## Task instructions:
Extract all lines that hold the string "this".

## Data provided:
=-=-=-=-=
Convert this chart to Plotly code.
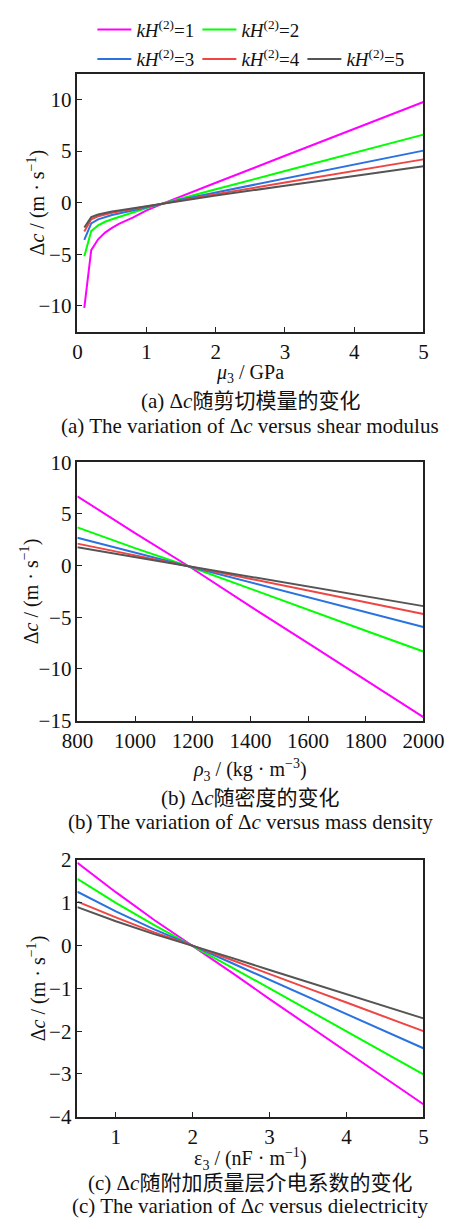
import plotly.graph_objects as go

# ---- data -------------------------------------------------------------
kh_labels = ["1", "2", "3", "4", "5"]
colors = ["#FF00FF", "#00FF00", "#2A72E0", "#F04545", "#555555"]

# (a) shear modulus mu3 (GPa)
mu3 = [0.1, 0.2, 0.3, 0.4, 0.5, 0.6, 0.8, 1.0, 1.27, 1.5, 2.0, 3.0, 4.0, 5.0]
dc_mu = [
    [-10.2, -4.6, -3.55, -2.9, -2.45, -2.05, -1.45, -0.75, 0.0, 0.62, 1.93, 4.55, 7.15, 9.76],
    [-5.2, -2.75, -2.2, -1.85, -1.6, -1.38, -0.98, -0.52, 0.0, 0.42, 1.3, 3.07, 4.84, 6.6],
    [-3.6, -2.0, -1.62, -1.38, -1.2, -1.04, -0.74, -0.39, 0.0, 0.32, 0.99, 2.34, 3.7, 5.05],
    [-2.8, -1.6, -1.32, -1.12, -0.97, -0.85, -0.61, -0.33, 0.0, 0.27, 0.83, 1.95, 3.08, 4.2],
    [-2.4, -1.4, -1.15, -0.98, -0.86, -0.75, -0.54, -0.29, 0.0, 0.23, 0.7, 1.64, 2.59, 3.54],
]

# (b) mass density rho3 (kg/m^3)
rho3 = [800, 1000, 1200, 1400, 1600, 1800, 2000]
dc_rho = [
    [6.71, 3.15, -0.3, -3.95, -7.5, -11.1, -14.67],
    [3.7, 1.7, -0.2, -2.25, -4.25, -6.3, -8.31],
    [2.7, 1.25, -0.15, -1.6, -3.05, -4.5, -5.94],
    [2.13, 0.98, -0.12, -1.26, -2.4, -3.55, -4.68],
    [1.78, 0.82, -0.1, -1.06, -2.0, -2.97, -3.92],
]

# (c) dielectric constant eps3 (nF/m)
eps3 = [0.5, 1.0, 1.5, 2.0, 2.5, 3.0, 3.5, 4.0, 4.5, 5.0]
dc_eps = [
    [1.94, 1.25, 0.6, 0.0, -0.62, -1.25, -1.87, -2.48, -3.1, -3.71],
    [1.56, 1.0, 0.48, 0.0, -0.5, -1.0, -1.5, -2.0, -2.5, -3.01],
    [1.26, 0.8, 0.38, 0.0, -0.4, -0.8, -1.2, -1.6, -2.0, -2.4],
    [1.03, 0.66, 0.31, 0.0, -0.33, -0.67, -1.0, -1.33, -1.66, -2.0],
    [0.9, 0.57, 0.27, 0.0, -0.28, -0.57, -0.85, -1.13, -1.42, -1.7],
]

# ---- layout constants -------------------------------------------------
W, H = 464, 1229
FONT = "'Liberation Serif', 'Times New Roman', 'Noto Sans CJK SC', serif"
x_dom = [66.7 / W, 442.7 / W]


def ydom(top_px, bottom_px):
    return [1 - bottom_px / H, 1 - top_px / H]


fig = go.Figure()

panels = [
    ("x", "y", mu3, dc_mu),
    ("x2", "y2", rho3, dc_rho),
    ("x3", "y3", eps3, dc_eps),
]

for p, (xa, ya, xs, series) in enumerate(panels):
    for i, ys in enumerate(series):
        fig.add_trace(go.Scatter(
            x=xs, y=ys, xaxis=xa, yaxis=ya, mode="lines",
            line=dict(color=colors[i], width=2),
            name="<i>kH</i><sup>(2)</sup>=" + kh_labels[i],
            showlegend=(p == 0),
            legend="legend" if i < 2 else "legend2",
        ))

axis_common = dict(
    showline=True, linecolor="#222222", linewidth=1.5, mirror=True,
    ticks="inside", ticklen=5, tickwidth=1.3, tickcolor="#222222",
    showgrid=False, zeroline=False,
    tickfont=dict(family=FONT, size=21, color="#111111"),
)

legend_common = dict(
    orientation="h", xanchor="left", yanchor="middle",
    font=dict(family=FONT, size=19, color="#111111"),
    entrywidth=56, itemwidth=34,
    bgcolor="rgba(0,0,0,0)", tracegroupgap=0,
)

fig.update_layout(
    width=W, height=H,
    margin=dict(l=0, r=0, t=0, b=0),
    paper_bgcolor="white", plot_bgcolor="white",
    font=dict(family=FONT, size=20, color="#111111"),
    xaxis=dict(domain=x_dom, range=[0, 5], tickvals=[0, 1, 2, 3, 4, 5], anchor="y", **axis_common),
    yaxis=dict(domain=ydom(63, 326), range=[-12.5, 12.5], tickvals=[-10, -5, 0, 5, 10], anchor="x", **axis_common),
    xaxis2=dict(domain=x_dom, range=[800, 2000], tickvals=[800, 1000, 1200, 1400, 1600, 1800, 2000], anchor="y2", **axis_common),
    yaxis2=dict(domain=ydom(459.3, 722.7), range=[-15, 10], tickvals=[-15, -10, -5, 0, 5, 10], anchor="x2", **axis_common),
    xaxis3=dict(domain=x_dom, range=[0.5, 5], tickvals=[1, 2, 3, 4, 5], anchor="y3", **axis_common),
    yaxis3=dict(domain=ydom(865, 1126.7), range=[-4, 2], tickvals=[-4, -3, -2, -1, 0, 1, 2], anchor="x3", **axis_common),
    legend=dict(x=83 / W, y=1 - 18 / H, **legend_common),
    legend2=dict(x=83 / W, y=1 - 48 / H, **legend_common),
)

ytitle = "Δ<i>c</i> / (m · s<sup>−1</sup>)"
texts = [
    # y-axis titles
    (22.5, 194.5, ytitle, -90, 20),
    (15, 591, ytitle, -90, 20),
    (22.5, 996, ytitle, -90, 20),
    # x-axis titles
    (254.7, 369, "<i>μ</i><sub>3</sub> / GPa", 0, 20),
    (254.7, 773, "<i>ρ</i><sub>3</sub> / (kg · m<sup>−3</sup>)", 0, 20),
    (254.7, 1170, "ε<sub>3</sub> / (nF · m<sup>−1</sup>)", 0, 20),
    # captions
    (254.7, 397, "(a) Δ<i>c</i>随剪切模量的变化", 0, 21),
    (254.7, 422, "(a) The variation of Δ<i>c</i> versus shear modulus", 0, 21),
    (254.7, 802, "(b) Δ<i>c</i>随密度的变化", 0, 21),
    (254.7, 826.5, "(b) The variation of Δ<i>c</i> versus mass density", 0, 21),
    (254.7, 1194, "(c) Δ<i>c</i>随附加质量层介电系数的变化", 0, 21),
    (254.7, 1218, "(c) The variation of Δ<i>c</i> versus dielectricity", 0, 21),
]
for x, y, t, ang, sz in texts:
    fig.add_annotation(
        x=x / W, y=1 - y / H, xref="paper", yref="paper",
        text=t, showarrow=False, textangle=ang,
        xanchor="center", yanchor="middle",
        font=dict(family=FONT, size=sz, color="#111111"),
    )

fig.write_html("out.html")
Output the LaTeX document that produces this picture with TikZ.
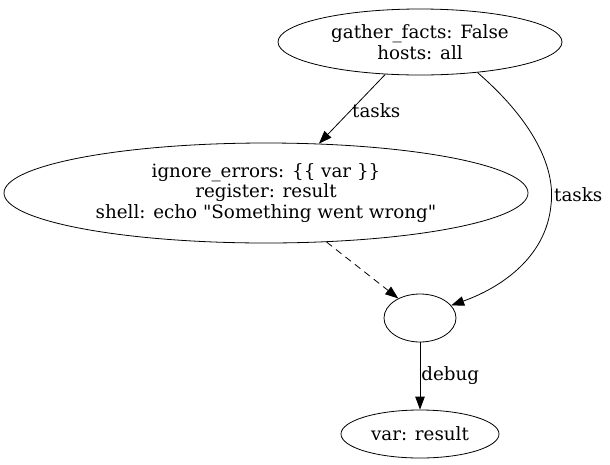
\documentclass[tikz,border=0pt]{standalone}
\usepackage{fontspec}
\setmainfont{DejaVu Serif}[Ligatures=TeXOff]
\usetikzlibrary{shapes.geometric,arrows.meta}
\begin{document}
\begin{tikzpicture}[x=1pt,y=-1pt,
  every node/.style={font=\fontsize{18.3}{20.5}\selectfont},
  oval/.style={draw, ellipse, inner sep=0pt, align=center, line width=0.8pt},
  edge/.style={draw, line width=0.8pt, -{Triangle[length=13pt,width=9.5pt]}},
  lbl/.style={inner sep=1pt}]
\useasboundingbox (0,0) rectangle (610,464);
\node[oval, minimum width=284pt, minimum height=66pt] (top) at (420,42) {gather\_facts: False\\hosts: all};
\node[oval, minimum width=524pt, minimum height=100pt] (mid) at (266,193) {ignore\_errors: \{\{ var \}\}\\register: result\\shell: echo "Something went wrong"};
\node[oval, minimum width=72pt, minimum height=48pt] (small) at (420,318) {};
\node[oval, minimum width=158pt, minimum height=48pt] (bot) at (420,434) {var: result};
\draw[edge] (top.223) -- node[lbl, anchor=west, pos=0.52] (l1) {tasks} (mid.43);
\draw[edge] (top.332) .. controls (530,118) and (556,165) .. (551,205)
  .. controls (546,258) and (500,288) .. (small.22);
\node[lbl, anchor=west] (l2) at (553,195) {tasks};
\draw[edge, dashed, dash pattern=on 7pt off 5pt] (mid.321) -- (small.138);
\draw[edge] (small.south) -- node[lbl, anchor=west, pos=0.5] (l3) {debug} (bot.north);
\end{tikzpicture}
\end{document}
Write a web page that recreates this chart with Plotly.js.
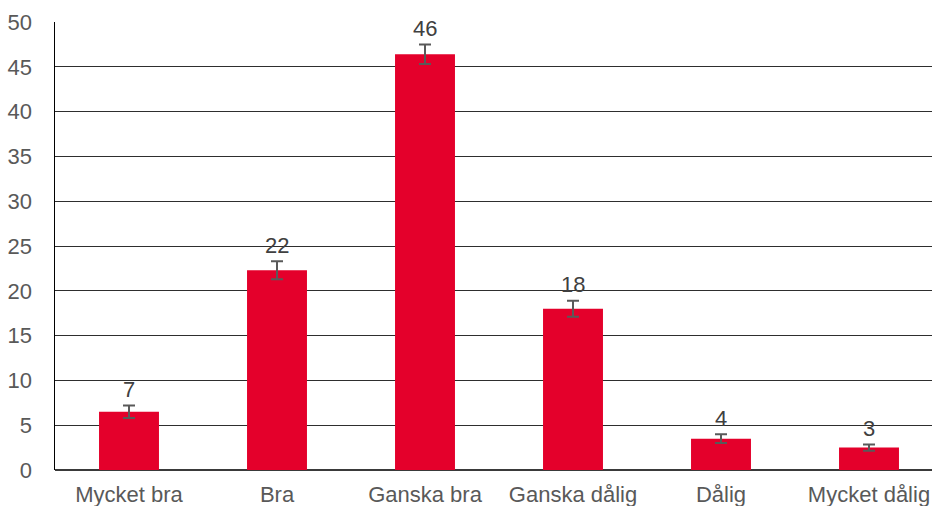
=-=-=-=-=
## Exercise solution:
Convert this chart to Plotly code.
Output the LaTeX document that produces this picture with TikZ.
Write a web page that recreates this chart with Plotly.js.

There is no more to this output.